> [Required task] Only lines holding the string "this" are wanted; copy each one from the material.

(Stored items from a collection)
--
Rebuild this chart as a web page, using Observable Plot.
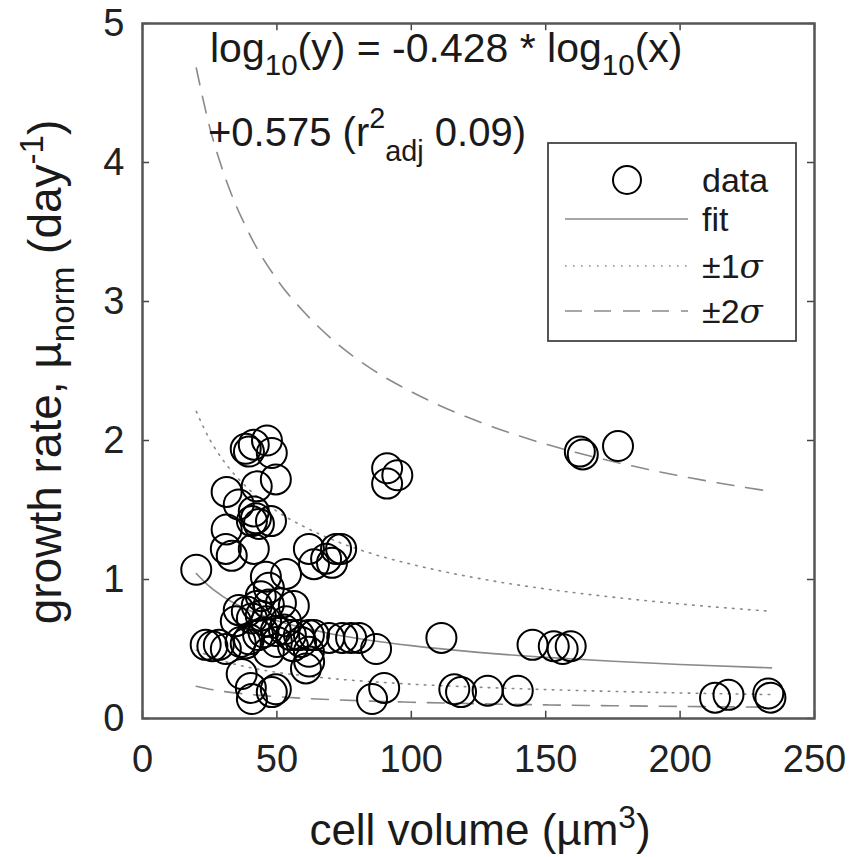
<!DOCTYPE html>
<html>
<head>
<meta charset="utf-8">
<script src="https://cdn.jsdelivr.net/npm/d3@7"></script>
<script src="https://cdn.jsdelivr.net/npm/@observablehq/plot@0.6"></script>
<style>
  html, body { margin: 0; padding: 0; background: #fff; }
  #chart { width: 852px; height: 857px; }
</style>
</head>
<body>
<div id="chart"></div>
<script>
// ---- data ----
const volume = [20, 38.4, 41.4, 46.3, 48.1, 39.6, 49.6, 42.5, 31.3, 35.8,
  41.4, 42.2, 40.7, 43.3, 47.8, 31.3, 31, 33.2, 41.4, 45.9,
  53.4, 61.9, 68.3, 72, 63.8, 47, 35.8, 38.8, 42.5, 47,
  51.5, 56.3, 34.7, 40.7, 49.6, 52.6, 55.2, 58.2, 53.4, 61.9,
  23.5, 28.4, 31, 38.4, 39.6, 47, 61.9, 63.8, 60.8, 62,
  36.9, 40.3, 40.7, 48.1, 49.6, 69.4, 74.3, 77.6, 80.6, 86.9,
  111.2, 89.9, 85.4, 116, 118.5, 128.4, 139.6, 145.1, 153, 156.3,
  159.3, 162.7, 163.8, 176.9, 91, 94.8, 91, 73.9, 70.5, 213,
  218, 232.8, 233.6, 44, 45, 50, 56, 43, 36.5, 26,
  46, 59, 44];
const growth = [1.07, 1.94, 1.97, 2.0, 1.91, 1.92, 1.72, 1.67, 1.63, 1.54,
  1.49, 1.44, 1.42, 1.40, 1.42, 1.36, 1.22, 1.17, 1.22, 1.02,
  1.04, 1.22, 1.15, 1.22, 1.11, 0.94, 0.78, 0.77, 0.81, 0.82,
  0.83, 0.81, 0.70, 0.72, 0.63, 0.64, 0.60, 0.60, 0.70, 0.60,
  0.53, 0.53, 0.50, 0.54, 0.57, 0.48, 0.48, 0.60, 0.36, 0.41,
  0.32, 0.22, 0.14, 0.19, 0.21, 0.58, 0.58, 0.58, 0.58, 0.50,
  0.58, 0.22, 0.14, 0.21, 0.19, 0.20, 0.20, 0.53, 0.52, 0.50,
  0.52, 1.92, 1.90, 1.96, 1.80, 1.75, 1.69, 1.22, 1.12, 0.15,
  0.17, 0.18, 0.15, 0.74, 0.62, 0.55, 0.52, 0.60, 0.55, 0.52,
  0.70, 0.55, 0.88];

// fit and band curves
const curveX   = [20, 25, 30, 40, 50, 60, 70, 85, 100, 125, 150, 175, 200, 234];
const fitY     = [1.043, 0.948, 0.877, 0.775, 0.704, 0.652, 0.610, 0.561, 0.524, 0.476, 0.440, 0.412, 0.389, 0.364];
const up1Y     = [2.209, 2.008, 1.858, 1.641, 1.491, 1.381, 1.292, 1.188, 1.110, 1.008, 0.932, 0.873, 0.824, 0.771];
const lo1Y     = [0.492, 0.448, 0.414, 0.366, 0.332, 0.308, 0.288, 0.265, 0.247, 0.225, 0.208, 0.195, 0.184, 0.172];
const up2Y     = [4.680, 4.254, 3.935, 3.477, 3.159, 2.926, 2.737, 2.517, 2.351, 2.136, 1.974, 1.849, 1.745, 1.633];
const lo2Y     = [0.232, 0.211, 0.195, 0.173, 0.157, 0.145, 0.136, 0.125, 0.117, 0.106, 0.098, 0.092, 0.087, 0.081];

const xTicks = [0, 50, 100, 150, 200, 250];
const yTicks = [0, 1, 2, 3, 4, 5];
const legendLabels = ["data", "fit", "±1", "±2"];

// ---- build tables ----
const points = volume.map((v, i) => ({v, g: growth[i]}));
const mk = (ys) => curveX.map((x, i) => ({x, y: ys[i]}));
const fitLine = mk(fitY), up1 = mk(up1Y), lo1 = mk(lo1Y), up2 = mk(up2Y), lo2 = mk(lo2Y);

const FONT = "'Liberation Sans', Arial, Helvetica, sans-serif";
const GRAY = "#8a8a8a";
const tickLenX = 2.6, tickLenY = 0.052;

const plot = Plot.plot({
  width: 852, height: 857,
  marginLeft: 142, marginRight: 38, marginTop: 23, marginBottom: 139,
  x: {domain: [0, 250]},
  y: {domain: [0, 5]},
  style: {fontFamily: FONT, background: "#fff", color: "#000", overflow: "visible"},
  marks: [
    Plot.line(up2, {x: "x", y: "y", stroke: GRAY, strokeWidth: 1.6, strokeDasharray: "17 12", curve: "monotone-x"}),
    Plot.line(lo2, {x: "x", y: "y", stroke: GRAY, strokeWidth: 1.6, strokeDasharray: "17 12", curve: "monotone-x"}),
    Plot.line(up1, {x: "x", y: "y", stroke: GRAY, strokeWidth: 1.6, strokeDasharray: "1.6 6.4", curve: "monotone-x"}),
    Plot.line(lo1, {x: "x", y: "y", stroke: GRAY, strokeWidth: 1.6, strokeDasharray: "1.6 6.4", curve: "monotone-x"}),
    Plot.line(fitLine, {x: "x", y: "y", stroke: GRAY, strokeWidth: 1.6, curve: "monotone-x"}),
    Plot.dot(points, {x: "v", y: "g", r: 15, stroke: "#000", strokeWidth: 2, fill: "none"}),
    // inward ticks (box style)
    Plot.ruleX(xTicks, {x: d => d, y1: 0, y2: tickLenY, stroke: "#444", strokeWidth: 1.5}),
    Plot.ruleX(xTicks, {x: d => d, y1: 5 - tickLenY, y2: 5, stroke: "#444", strokeWidth: 1.5}),
    Plot.ruleY(yTicks, {y: d => d, x1: 0, x2: tickLenX, stroke: "#444", strokeWidth: 1.5}),
    Plot.ruleY(yTicks, {y: d => d, x1: 250 - tickLenX, x2: 250, stroke: "#444", strokeWidth: 1.5}),
    Plot.frame({stroke: "#555", strokeWidth: 2.5}),
    Plot.axisX(xTicks, {tickSize: 0, tickPadding: 27, fontSize: 38, label: null, color: "#222", tickFormat: d => String(d)}),
    Plot.axisY(yTicks, {tickSize: 0, tickPadding: 18, fontSize: 38, label: null, color: "#222", tickFormat: d => String(d)})
  ]
});

document.getElementById("chart").appendChild(plot);

// ---- text annotations, titles and legend ----
const svg = d3.select(plot);

function addText(parent, x, y, parts, size, opts = {}) {
  const t = parent.append("text")
    .attr("x", x).attr("y", y)
    .attr("font-family", FONT).attr("font-size", size)
    .attr("fill", "#1a1a1a")
    .attr("text-anchor", opts.anchor || "start");
  if (opts.transform) t.attr("transform", opts.transform);
  parts.forEach(p => {
    const s = t.append("tspan").text(p.t);
    if (p.sub) s.attr("font-size", size * 0.72).attr("dy", p.dy ?? size * 0.33);
    if (p.sup) s.attr("font-size", size * 0.72).attr("dy", p.dy ?? -size * 0.42);
    if (p.back) s.attr("dy", p.back);
    if (p.italic) s.attr("font-style", "italic").attr("font-family", "'DejaVu Serif', 'Liberation Serif', serif");
  });
  return t;
}

// equation
const eqSize = 41;
addText(svg, 210, 62, [
  {t: "log"}, {t: "10", sub: true, dy: 13}, {t: "(y) = -0.428 * log", back: -13},
  {t: "10", sub: true, dy: 13}, {t: "(x)", back: -13}
], eqSize);
addText(svg, 208, 146, [
  {t: "+0.575 (r"}, {t: "2", sup: true, dy: -18}, {t: "adj", sub: true, dy: 33},
  {t: " 0.09)", back: -15}
], 40);

// axis titles
addText(svg, 480, 845, [{t: "cell volume (µm"}, {t: "3", sup: true, dy: -17}, {t: ")", back: 17}], 44, {anchor: "middle"});
addText(svg, 0, 0, [
  {t: "growth rate, µ"}, {t: "norm", sub: true, dy: 13}, {t: " (day", back: -13},
  {t: "-1", sup: true, dy: -18}, {t: ")", back: 18}
], 46, {anchor: "middle", transform: "translate(61,372) rotate(-90)"});

// legend
const lg = svg.append("g");
lg.append("rect").attr("x", 548).attr("y", 143).attr("width", 248).attr("height", 198)
  .attr("fill", "#fff").attr("stroke", "#444").attr("stroke-width", 1.8);
lg.append("circle").attr("cx", 627).attr("cy", 180).attr("r", 14).attr("fill", "none").attr("stroke", "#000").attr("stroke-width", 2);
lg.append("line").attr("x1", 565).attr("x2", 688).attr("y1", 219).attr("y2", 219).attr("stroke", GRAY).attr("stroke-width", 1.6);
lg.append("line").attr("x1", 565).attr("x2", 688).attr("y1", 266).attr("y2", 266).attr("stroke", GRAY).attr("stroke-width", 1.6).attr("stroke-dasharray", "1.6 6.4");
lg.append("line").attr("x1", 565).attr("x2", 688).attr("y1", 311).attr("y2", 311).attr("stroke", GRAY).attr("stroke-width", 1.6).attr("stroke-dasharray", "17 12");
const ls = 34;
addText(lg, 702, 192, [{t: legendLabels[0]}], ls);
addText(lg, 702, 231, [{t: legendLabels[1]}], ls);
addText(lg, 702, 278, [{t: legendLabels[2]}, {t: "σ", italic: true}], ls);
addText(lg, 702, 323, [{t: legendLabels[3]}, {t: "σ", italic: true}], ls);
</script>
</body>
</html>
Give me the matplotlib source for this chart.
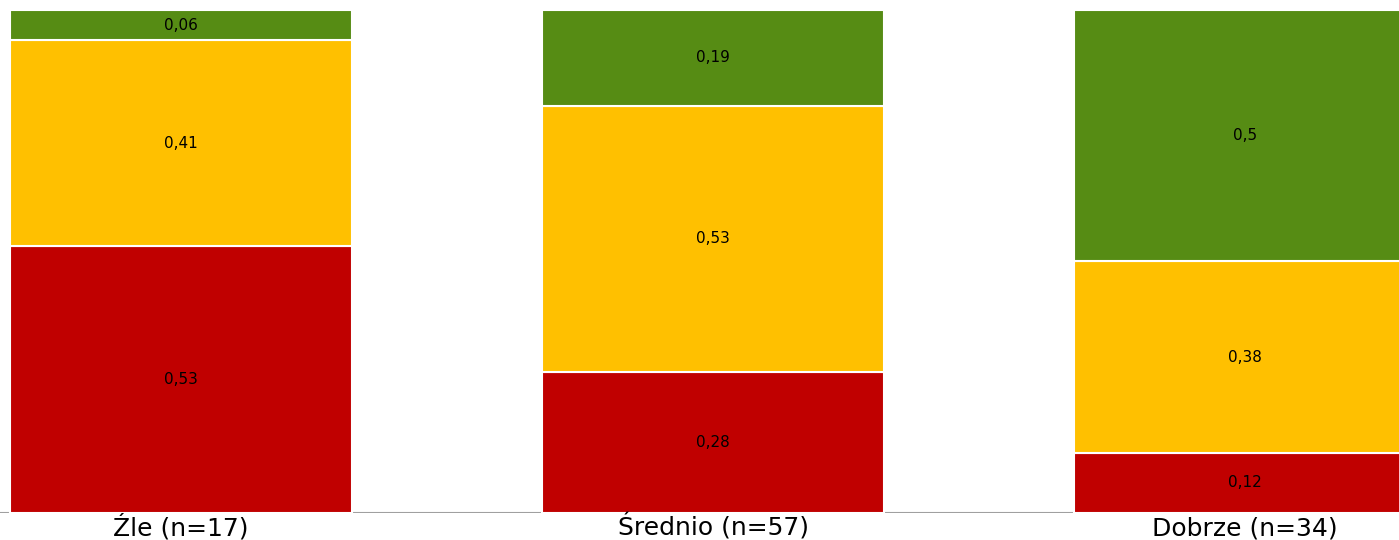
--
> [The output]
Rebuild this chart as a web page, using Observable Plot.
Give me the matplotlib source for this chart.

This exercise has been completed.